**Materials provided**
## Begin

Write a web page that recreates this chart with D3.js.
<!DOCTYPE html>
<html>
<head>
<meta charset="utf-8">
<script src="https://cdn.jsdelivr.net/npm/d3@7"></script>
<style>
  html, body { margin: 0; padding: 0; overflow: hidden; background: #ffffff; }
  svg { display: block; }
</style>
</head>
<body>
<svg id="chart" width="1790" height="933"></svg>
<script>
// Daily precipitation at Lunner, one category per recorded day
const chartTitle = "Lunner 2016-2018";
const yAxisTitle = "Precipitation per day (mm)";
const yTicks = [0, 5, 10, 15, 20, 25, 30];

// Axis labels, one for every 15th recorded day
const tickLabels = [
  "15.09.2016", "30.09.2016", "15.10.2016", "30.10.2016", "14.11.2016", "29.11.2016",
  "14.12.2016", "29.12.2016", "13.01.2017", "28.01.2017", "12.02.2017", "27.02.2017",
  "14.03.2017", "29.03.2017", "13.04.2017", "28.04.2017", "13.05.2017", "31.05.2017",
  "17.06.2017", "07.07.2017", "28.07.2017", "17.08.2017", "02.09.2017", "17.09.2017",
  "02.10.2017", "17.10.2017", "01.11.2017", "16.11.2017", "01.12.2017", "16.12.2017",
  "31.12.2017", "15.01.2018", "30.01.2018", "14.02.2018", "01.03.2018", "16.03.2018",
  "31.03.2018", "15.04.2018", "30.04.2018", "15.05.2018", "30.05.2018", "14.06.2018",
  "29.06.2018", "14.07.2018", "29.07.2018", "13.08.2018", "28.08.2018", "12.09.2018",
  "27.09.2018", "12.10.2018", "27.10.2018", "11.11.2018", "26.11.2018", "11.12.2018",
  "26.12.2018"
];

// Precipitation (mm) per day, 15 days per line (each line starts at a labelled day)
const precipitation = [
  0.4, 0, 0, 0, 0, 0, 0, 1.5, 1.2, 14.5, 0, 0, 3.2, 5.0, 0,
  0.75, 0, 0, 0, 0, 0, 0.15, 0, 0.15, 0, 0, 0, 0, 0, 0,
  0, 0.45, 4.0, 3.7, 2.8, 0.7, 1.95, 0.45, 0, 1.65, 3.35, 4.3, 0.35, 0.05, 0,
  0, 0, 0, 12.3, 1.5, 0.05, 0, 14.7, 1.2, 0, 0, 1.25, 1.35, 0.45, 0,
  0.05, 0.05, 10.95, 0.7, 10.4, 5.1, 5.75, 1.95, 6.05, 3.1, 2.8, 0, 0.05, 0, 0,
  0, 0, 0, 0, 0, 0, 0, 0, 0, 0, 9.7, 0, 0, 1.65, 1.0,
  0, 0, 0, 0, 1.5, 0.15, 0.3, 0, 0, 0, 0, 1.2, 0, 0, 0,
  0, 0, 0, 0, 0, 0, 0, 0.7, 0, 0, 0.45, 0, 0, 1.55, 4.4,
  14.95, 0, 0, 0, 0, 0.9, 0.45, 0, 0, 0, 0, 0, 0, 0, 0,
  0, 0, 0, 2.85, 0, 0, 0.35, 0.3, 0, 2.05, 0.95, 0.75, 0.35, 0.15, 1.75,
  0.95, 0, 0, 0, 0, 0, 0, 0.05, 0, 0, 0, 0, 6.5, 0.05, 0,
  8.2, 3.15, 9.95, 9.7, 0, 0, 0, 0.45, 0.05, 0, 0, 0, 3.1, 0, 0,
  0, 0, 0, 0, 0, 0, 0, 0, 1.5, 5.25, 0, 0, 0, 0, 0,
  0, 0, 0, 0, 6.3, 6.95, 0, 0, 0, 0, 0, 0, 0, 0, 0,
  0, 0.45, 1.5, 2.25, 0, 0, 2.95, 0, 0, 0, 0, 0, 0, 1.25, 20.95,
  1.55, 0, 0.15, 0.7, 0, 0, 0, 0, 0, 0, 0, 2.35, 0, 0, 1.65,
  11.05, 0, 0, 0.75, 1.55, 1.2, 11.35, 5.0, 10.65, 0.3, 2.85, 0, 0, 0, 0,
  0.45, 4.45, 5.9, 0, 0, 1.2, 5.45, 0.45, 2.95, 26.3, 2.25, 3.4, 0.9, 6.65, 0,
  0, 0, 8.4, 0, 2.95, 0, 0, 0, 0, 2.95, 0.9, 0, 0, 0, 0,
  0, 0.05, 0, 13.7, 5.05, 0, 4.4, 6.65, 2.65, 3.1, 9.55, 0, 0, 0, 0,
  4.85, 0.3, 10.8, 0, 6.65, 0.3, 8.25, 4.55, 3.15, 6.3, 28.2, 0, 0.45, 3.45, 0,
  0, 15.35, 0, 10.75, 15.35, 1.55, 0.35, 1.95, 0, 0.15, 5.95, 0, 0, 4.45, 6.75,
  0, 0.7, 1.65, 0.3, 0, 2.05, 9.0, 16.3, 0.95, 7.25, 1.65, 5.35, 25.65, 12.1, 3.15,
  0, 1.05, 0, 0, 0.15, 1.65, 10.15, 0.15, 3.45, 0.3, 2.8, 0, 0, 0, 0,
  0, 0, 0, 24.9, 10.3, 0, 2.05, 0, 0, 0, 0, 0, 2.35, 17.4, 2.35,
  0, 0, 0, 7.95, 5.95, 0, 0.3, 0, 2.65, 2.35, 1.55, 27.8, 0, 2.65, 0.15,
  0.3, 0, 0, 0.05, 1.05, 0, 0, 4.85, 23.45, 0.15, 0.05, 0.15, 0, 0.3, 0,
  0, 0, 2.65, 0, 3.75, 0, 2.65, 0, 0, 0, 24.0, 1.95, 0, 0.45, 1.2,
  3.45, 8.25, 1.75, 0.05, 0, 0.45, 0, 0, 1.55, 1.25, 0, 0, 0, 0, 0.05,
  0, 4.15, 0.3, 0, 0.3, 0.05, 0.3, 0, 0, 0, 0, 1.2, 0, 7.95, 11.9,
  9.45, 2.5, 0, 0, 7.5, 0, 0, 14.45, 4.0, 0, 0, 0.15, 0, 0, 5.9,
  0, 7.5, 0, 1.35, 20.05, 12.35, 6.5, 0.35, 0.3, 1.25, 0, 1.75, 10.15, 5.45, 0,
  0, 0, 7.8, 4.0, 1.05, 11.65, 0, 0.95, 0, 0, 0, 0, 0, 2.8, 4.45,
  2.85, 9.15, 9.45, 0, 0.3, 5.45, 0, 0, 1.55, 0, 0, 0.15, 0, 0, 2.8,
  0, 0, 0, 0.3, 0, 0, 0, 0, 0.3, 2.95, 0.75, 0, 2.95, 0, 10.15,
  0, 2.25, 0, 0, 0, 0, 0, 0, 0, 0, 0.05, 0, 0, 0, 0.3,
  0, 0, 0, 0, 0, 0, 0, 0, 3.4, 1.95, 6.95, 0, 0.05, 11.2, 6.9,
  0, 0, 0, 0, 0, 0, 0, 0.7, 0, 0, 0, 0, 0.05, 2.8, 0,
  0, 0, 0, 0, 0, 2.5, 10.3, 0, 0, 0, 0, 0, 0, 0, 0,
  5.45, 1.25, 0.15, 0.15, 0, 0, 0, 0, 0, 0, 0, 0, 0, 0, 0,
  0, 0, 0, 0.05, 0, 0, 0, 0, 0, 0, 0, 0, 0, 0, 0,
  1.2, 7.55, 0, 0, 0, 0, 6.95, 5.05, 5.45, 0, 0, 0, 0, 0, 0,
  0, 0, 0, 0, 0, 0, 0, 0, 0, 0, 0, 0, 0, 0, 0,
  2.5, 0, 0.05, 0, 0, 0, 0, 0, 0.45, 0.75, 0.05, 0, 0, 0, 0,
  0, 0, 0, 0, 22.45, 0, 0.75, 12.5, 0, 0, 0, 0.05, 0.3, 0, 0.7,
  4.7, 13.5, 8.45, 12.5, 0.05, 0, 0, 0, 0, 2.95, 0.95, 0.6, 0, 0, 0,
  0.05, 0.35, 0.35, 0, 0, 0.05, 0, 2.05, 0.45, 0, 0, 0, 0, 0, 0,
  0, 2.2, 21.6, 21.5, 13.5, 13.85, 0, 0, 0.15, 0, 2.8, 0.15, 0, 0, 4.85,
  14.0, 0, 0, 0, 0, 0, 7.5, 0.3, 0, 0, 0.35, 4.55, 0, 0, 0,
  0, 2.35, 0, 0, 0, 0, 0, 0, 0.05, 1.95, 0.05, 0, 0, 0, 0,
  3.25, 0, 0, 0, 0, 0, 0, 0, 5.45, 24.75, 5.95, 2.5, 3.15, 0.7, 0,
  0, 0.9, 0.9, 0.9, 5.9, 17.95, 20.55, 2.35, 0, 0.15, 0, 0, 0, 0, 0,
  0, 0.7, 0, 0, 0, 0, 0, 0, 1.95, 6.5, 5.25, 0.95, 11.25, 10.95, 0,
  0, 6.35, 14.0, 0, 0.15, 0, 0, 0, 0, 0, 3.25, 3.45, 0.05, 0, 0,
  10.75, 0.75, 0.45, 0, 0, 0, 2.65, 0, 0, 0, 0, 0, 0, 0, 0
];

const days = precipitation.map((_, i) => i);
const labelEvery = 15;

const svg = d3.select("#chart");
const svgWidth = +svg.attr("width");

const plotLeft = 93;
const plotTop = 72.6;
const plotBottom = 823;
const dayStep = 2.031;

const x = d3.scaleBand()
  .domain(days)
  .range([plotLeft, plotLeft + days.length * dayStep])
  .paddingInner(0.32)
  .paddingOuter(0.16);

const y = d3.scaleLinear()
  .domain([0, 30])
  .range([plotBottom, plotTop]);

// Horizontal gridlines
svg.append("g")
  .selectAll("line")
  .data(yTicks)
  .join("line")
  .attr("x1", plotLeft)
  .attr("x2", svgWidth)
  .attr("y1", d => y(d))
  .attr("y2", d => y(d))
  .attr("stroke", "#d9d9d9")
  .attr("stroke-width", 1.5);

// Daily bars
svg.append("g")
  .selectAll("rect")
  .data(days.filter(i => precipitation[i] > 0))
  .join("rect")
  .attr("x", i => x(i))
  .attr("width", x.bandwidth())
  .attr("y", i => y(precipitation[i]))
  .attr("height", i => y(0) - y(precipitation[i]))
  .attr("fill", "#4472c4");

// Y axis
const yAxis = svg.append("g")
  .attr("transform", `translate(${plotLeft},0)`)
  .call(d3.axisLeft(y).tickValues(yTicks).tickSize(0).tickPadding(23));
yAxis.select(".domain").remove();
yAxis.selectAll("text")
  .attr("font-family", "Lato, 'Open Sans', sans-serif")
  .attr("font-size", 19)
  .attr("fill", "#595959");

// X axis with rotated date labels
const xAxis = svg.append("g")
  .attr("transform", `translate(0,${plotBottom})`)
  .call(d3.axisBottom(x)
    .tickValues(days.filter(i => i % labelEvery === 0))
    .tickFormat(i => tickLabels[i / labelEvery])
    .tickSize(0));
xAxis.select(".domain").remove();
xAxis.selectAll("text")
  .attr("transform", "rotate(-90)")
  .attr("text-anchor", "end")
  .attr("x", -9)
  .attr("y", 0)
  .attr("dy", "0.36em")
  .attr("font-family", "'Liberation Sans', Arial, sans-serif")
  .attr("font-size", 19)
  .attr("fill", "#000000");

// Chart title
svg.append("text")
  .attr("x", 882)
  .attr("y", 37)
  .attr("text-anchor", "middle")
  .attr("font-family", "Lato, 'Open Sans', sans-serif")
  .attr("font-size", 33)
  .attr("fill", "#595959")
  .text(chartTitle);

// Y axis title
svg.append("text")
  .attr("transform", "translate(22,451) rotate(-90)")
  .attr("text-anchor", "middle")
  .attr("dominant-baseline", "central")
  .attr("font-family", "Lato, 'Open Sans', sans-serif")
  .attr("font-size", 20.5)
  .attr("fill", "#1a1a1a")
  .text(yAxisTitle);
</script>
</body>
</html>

## End
## Begin

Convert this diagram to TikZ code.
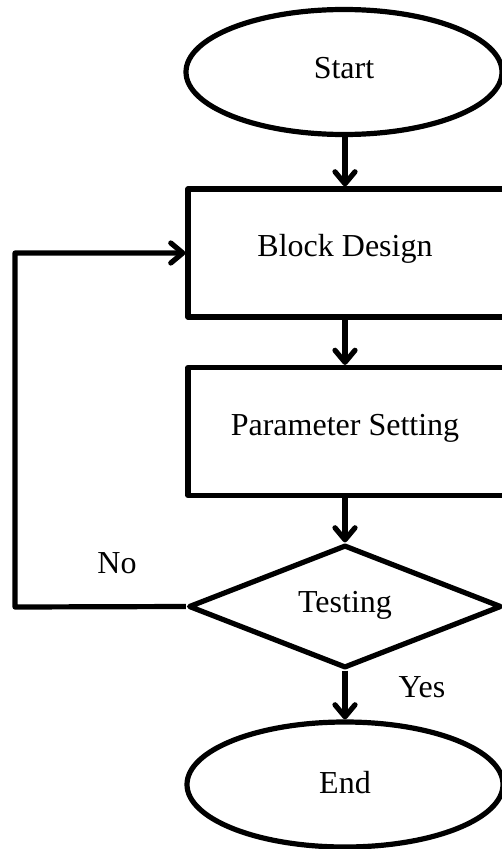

## End

**The exercise**
Starting at the line that contains "Write a web", set down every line up to and including the line that contains "const yTicks = [0, 5, 10, 15, 20, 25, 30];", exactly as given, and no other line.

**Result of this exercise**
Write a web page that recreates this chart with D3.js.
<!DOCTYPE html>
<html>
<head>
<meta charset="utf-8">
<script src="https://cdn.jsdelivr.net/npm/d3@7"></script>
<style>
  html, body { margin: 0; padding: 0; overflow: hidden; background: #ffffff; }
  svg { display: block; }
</style>
</head>
<body>
<svg id="chart" width="1790" height="933"></svg>
<script>
// Daily precipitation at Lunner, one category per recorded day
const chartTitle = "Lunner 2016-2018";
const yAxisTitle = "Precipitation per day (mm)";
const yTicks = [0, 5, 10, 15, 20, 25, 30];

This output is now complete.